Your fancy skis and snowboards are fine; just give me an old-fashioned tube or a cheap plastic sled and I'm ready for winter fun during Christmas break

December 18, 2018
Dawson on a sled

John Fisher (that's my son, when he was 2)

This year I'm resolving to go into Christmas break with a can-do attitude. We grownups are off for ten days; our son's out of school for two weeks. That's either a recipe for madness, or for family fun. We're going to try for fun and, if the clouds cooperate, we're going to see if our seven-year-old wants to slide down a snowy hill on a sled or a big ol' inner tube. 

Here the go-to list of hot spots -- or should that be cold spots? It's a post called Where to Go Sledding and Tubing This Winter from Red Tricycle.

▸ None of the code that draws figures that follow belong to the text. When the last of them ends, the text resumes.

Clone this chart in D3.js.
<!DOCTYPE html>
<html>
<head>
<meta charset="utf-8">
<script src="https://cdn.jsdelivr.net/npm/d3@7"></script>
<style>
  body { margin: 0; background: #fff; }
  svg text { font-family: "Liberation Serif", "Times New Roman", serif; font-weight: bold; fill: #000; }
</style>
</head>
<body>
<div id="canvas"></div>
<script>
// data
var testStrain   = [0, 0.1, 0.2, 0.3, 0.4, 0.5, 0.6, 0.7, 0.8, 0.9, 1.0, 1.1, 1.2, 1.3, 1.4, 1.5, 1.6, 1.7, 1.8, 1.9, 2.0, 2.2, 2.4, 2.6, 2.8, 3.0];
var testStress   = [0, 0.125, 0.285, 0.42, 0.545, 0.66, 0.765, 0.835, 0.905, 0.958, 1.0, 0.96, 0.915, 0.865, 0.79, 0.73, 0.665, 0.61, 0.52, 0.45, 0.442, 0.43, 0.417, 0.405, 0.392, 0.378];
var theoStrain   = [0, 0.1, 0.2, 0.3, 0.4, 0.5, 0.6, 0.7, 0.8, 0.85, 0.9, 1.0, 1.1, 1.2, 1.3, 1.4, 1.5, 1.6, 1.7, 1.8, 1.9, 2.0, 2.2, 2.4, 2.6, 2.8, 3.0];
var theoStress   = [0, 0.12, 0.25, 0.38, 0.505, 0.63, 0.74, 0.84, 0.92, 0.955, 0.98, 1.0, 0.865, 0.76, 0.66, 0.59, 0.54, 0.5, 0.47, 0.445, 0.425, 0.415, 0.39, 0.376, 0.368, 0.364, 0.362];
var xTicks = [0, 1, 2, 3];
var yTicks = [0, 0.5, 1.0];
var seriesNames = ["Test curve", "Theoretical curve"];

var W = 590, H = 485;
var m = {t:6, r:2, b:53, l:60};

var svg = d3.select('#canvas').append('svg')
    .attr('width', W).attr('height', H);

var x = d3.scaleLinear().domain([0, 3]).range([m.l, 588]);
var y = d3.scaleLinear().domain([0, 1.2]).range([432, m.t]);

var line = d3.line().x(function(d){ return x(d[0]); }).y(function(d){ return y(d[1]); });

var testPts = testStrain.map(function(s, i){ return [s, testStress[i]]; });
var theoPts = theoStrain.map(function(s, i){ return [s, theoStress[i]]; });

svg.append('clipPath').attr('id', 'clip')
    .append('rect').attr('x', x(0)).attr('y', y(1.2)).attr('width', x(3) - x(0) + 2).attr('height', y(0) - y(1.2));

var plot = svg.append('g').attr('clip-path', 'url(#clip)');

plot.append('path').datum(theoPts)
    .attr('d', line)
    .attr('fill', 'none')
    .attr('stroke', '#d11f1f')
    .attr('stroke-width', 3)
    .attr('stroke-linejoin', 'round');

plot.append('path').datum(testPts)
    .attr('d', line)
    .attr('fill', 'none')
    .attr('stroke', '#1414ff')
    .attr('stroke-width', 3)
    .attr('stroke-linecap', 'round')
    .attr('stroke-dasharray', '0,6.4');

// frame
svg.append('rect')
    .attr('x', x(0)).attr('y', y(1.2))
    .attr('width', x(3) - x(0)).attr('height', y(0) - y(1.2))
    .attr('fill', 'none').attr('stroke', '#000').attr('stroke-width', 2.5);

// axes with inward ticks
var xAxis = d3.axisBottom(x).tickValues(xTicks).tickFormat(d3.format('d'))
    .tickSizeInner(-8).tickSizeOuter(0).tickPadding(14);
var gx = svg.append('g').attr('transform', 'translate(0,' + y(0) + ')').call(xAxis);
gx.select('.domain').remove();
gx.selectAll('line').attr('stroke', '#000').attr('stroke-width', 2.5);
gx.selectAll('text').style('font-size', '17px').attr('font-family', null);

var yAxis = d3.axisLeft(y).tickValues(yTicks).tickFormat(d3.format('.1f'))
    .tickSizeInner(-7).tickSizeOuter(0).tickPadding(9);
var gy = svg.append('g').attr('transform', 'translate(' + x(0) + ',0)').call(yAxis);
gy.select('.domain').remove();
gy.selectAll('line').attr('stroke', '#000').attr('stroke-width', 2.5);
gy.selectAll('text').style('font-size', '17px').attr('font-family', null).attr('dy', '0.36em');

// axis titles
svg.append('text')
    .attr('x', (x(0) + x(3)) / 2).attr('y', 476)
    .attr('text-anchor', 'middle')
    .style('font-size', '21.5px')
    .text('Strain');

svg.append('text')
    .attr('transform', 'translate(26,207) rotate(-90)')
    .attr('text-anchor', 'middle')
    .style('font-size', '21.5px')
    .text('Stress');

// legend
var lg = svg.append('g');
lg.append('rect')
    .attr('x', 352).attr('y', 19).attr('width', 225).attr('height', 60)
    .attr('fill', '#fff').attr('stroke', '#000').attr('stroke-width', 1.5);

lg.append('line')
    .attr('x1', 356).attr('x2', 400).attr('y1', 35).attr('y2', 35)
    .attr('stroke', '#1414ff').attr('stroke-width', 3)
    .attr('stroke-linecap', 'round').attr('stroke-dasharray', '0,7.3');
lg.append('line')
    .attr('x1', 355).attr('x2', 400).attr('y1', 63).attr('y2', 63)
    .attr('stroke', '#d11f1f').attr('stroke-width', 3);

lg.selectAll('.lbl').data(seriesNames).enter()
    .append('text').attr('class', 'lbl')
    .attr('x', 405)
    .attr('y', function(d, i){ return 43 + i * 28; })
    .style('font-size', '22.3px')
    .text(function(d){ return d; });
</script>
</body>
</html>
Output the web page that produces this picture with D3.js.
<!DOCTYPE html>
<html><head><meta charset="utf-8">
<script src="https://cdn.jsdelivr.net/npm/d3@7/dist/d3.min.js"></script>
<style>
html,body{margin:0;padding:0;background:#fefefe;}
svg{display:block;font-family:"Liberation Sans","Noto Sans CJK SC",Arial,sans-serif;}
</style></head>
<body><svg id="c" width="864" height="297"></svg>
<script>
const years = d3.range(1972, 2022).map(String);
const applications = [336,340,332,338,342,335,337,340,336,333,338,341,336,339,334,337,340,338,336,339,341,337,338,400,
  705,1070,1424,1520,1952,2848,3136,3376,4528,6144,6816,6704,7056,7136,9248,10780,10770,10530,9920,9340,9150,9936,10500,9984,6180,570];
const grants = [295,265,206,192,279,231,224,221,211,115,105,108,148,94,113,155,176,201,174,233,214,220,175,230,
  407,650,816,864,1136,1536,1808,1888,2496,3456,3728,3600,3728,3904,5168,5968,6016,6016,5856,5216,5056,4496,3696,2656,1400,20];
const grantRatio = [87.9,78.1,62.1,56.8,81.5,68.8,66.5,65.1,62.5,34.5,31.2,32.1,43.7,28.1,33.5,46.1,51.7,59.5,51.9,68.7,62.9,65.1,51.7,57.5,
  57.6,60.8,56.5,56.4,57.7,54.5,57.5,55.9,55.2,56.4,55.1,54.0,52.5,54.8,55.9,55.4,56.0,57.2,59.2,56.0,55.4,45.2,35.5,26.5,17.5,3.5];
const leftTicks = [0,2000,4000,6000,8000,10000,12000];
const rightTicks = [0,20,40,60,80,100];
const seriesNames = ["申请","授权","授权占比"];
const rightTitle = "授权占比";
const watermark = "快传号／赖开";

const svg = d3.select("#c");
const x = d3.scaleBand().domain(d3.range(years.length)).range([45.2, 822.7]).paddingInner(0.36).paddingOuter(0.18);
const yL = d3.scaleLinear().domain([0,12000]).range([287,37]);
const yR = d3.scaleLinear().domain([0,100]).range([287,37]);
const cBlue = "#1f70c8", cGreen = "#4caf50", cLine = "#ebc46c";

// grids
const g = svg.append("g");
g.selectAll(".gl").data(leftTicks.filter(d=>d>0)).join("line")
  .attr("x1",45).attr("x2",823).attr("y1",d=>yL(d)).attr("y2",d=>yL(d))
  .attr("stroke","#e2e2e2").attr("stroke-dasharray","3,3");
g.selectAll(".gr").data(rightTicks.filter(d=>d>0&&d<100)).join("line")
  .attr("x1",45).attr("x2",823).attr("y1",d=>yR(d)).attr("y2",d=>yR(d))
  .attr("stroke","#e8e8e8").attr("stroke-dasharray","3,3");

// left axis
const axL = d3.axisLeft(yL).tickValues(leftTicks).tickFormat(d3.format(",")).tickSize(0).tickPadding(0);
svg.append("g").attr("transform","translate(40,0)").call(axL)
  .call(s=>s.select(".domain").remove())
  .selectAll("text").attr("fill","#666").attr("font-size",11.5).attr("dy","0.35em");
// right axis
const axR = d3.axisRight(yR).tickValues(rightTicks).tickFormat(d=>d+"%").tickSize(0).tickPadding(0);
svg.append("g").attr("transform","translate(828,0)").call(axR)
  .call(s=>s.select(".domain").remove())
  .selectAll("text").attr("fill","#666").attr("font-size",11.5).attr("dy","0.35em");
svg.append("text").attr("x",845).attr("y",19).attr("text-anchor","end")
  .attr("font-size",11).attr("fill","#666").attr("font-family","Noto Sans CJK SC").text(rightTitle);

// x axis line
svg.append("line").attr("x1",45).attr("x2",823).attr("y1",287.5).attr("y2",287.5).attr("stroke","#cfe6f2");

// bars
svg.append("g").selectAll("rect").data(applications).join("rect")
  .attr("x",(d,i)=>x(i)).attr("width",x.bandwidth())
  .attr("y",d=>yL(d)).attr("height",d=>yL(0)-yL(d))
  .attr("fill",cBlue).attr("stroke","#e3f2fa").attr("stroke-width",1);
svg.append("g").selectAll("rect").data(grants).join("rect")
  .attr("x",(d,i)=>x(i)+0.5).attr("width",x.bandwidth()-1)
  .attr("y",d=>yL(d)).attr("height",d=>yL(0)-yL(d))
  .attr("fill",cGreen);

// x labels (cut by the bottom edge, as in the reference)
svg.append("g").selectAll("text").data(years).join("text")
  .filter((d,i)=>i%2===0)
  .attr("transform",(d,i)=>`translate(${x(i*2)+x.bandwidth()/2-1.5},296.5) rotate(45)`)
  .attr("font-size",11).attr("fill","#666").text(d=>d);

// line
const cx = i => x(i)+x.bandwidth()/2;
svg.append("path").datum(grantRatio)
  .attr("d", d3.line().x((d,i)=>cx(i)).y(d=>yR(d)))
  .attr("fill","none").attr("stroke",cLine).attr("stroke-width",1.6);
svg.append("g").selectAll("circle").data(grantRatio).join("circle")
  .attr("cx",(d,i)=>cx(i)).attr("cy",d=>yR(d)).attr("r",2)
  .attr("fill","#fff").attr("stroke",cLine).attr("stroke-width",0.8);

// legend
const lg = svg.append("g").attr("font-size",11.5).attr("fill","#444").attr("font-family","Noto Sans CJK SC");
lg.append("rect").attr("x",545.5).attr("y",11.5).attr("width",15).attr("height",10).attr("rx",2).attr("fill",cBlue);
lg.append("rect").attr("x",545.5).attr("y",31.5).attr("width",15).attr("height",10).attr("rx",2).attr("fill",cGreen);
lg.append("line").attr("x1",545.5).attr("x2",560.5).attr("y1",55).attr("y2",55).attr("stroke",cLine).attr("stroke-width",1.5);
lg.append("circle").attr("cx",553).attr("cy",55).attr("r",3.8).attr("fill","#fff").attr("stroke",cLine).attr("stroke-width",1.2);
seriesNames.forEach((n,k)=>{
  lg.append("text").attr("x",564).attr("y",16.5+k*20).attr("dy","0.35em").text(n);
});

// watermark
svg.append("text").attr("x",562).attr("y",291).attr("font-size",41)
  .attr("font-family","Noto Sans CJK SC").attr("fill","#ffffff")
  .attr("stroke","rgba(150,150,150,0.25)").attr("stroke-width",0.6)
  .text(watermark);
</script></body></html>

My son Dawson's first sledding experience was at the very family- and newbie-friendly Hyak Sno-Park near Snoqualmie Pass. It's close in, it's well-groomed, and it's free to sled as long as you have a  Sno-Park day permit. If you're dealing with littles, that's the place to start. (But be aware that it doesn't have any amenities to speak of, except for bathrooms, so BYO food, water, etc.)

Farther away from Seattle and the suburbs, there are sweet spots near Leavenworth, Hurricane Ridge, Suncadia Resort in Cle Elum, and Paradise on Mt. Rainier.

If we're lucky, all the rain here in civilization will translate to lots of snow in the mountains just when we need it -- during Christmas break.